WHAT IS REQUIRED: Return each line of the data below verbatim; pictures are to be left out.

## Begin

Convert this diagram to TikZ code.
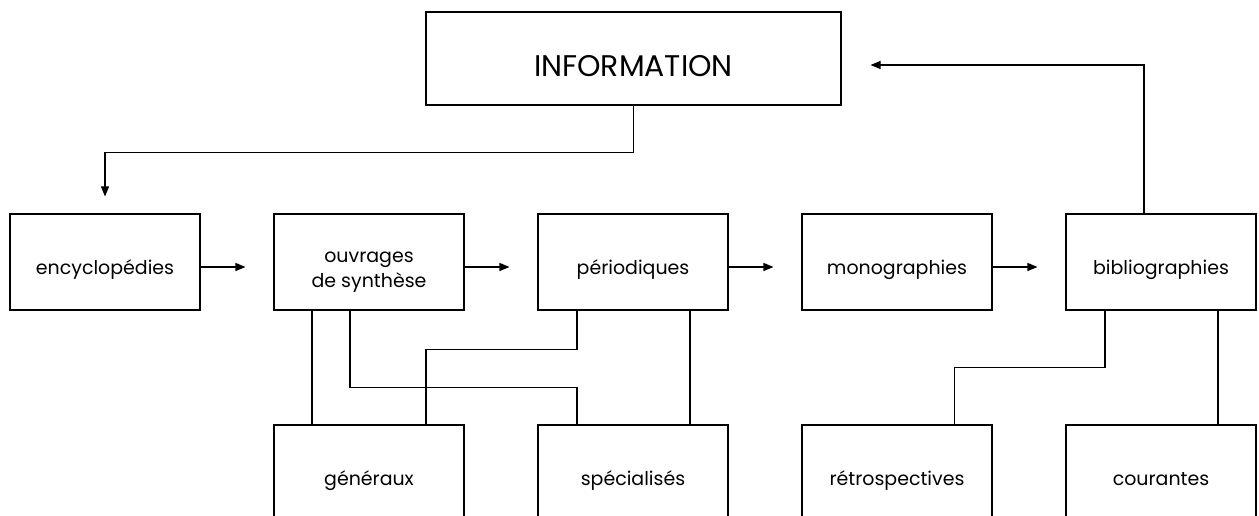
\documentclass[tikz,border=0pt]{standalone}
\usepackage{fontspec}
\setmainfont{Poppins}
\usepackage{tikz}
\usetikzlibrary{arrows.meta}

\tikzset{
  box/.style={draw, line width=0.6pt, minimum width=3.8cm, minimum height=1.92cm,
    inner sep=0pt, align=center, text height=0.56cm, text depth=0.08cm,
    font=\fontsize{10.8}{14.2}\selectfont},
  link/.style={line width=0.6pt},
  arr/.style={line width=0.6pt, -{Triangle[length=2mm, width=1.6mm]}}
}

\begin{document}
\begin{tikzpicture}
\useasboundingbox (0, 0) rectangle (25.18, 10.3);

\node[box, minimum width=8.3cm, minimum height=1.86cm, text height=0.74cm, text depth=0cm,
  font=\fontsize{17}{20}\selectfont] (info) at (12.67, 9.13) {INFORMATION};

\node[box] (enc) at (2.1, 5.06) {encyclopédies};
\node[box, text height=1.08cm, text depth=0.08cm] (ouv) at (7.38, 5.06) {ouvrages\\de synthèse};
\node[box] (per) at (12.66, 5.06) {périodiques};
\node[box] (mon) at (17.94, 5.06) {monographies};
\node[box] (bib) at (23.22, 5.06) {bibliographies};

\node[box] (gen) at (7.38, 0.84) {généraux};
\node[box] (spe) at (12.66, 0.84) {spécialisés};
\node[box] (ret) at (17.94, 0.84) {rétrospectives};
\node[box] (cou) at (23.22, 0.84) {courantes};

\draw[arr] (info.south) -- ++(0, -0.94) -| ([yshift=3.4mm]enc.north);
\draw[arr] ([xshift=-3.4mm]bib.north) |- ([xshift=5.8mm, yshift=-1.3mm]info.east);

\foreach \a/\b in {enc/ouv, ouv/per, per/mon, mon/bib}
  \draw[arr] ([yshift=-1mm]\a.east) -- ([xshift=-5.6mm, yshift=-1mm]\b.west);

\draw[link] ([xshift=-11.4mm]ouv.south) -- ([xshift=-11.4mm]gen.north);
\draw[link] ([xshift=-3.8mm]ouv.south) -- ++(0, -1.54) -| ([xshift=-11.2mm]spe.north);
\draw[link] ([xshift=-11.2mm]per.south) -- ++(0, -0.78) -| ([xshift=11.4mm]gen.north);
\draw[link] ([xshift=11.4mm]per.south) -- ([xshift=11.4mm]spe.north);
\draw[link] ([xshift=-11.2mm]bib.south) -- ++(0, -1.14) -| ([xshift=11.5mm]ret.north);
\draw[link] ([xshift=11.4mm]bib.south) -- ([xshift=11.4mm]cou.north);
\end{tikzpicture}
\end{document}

## End

RESULT OF THE TASK:
Convert this diagram to TikZ code.
\documentclass[tikz,border=0pt]{standalone}
\usepackage{fontspec}
\setmainfont{Poppins}
\usepackage{tikz}
\usetikzlibrary{arrows.meta}

\tikzset{
  box/.style={draw, line width=0.6pt, minimum width=3.8cm, minimum height=1.92cm,
    inner sep=0pt, align=center, text height=0.56cm, text depth=0.08cm,
    font=\fontsize{10.8}{14.2}\selectfont},
  link/.style={line width=0.6pt},
  arr/.style={line width=0.6pt, -{Triangle[length=2mm, width=1.6mm]}}
}

\begin{document}
\begin{tikzpicture}
\useasboundingbox (0, 0) rectangle (25.18, 10.3);

\node[box, minimum width=8.3cm, minimum height=1.86cm, text height=0.74cm, text depth=0cm,
  font=\fontsize{17}{20}\selectfont] (info) at (12.67, 9.13) {INFORMATION};

\node[box] (enc) at (2.1, 5.06) {encyclopédies};
\node[box, text height=1.08cm, text depth=0.08cm] (ouv) at (7.38, 5.06) {ouvrages\\de synthèse};
\node[box] (per) at (12.66, 5.06) {périodiques};
\node[box] (mon) at (17.94, 5.06) {monographies};
\node[box] (bib) at (23.22, 5.06) {bibliographies};

\node[box] (gen) at (7.38, 0.84) {généraux};
\node[box] (spe) at (12.66, 0.84) {spécialisés};
\node[box] (ret) at (17.94, 0.84) {rétrospectives};
\node[box] (cou) at (23.22, 0.84) {courantes};

\draw[arr] (info.south) -- ++(0, -0.94) -| ([yshift=3.4mm]enc.north);
\draw[arr] ([xshift=-3.4mm]bib.north) |- ([xshift=5.8mm, yshift=-1.3mm]info.east);

\foreach \a/\b in {enc/ouv, ouv/per, per/mon, mon/bib}
  \draw[arr] ([yshift=-1mm]\a.east) -- ([xshift=-5.6mm, yshift=-1mm]\b.west);

\draw[link] ([xshift=-11.4mm]ouv.south) -- ([xshift=-11.4mm]gen.north);
\draw[link] ([xshift=-3.8mm]ouv.south) -- ++(0, -1.54) -| ([xshift=-11.2mm]spe.north);
\draw[link] ([xshift=-11.2mm]per.south) -- ++(0, -0.78) -| ([xshift=11.4mm]gen.north);
\draw[link] ([xshift=11.4mm]per.south) -- ([xshift=11.4mm]spe.north);
\draw[link] ([xshift=-11.2mm]bib.south) -- ++(0, -1.14) -| ([xshift=11.5mm]ret.north);
\draw[link] ([xshift=11.4mm]bib.south) -- ([xshift=11.4mm]cou.north);
\end{tikzpicture}
\end{document}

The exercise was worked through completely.